On Feb. 16, 2022, law enforcement officers from Mount Vernon, Skagit County and Sedro-Woolley followed Babcock for more than 20 miles after initial suspicion that he was driving a car with a stolen license plate.

As Babcock drove east on county roads, Rosser and Sedro-Woolley Police Sgt. Paul Eaton went ahead of Babcock and laid spike strips at the corner of North Fruitdale and McGarigle roads. When Babcock swerved around the strips, Rosser, standing along the roadside, fired nine bullets at Babcock’s car and ultimately shot and killed him. 

In an extensive Skagit and Island County Multiple Agency Response Team (SMART) report on the incident, Rosser said officers feared for their safety because Babcock was attempting to strike them with his vehicle. Babcock’s family attorney told CDN in 2023 that he was driving at 12 miles per hour at the time, disputing the allegation. The SMART report verified the slow speeds, and indicated the bullet that killed Babcock struck him in the back of the head.

A graphic of a recreation of the crime scene that was analysed from body camera footage.
This illustration shows the estimated positions of Sedro-Woolley police officer Max Rosser and David Babcock’s vehicle as Rosser was firing his weapon at the car, based on a composite image in the Skagit and Island County Multiple Agency Response Team (SMART) report. The SMART team used body camera footage, site analysis and a recreation of the incident one month later to compose its image, one of many included in the report to illustrate a rapidly evolving incident. (Jaya Flanary/Cascadia Daily News)

After reviewing the SMART report, Skagit County Prosecutor Rich Weyrich chose not to charge Rosser with a crime, calling his use of force “justifiable.” Rosser returned to his job in November 2022. 


Nguyen said the plaintiffs are seeking accountability. At the time, the Washington state Legislature had passed HB 1054, which stated that police officers were not allowed to engage in a vehicle pursuit without probable cause to believe the person committed or is committing a violent or sex offense or is driving under the influence. Lawmakers have since rolled back some of the limitations

Sedro-Woolley’s police chief, Lin Tucker, now retired, had railed against the pursuit limitations on social media when they were enacted.

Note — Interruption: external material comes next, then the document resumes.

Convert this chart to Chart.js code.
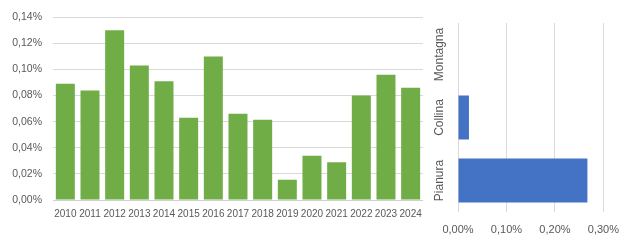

The city revised its pursuit policies in the wake of the incident.

“Unfortunately, what happened here is all the officers involved chose to pursue this man anyway and he died because of it,” Nguyen said Tuesday. “Really what we’re really looking for is accountability for officers to follow the law … in nonviolent situations so that people don’t lose their lives.”

Officers who followed Babcock and attempted to stop his vehicle told SMART investigators they were not pursuing Babcock, as they didn’t have lights or sirens on and stayed 100–200 yards back from him. 

Elizabeth Babcock, David’s daughter, said Tuesday that the family decided to pursue the lawsuit after the prosecutor called Rosser’s use of force “justifiable.”

“Our lives changed,” David’s wife Regina Babcock said Tuesday. “He died on his granddaughter’s birthday … Even today, there are moments that something is said or comes up and we still burst out into tears.”

Elizabeth said she hopes the lawsuit brings her father’s death back into public consciousness again.

“It started to seem like it was just getting swept under the rug, like people were just starting to forget that this had happened,” she said. “But with the lawsuit, it’s bringing it back up again.”

Skagit County and the City of Mount Vernon both declined to comment on the case.

This article was updated at 2:10 on Tuesday, May 14 to include comments from Babcock’s wife and daughter.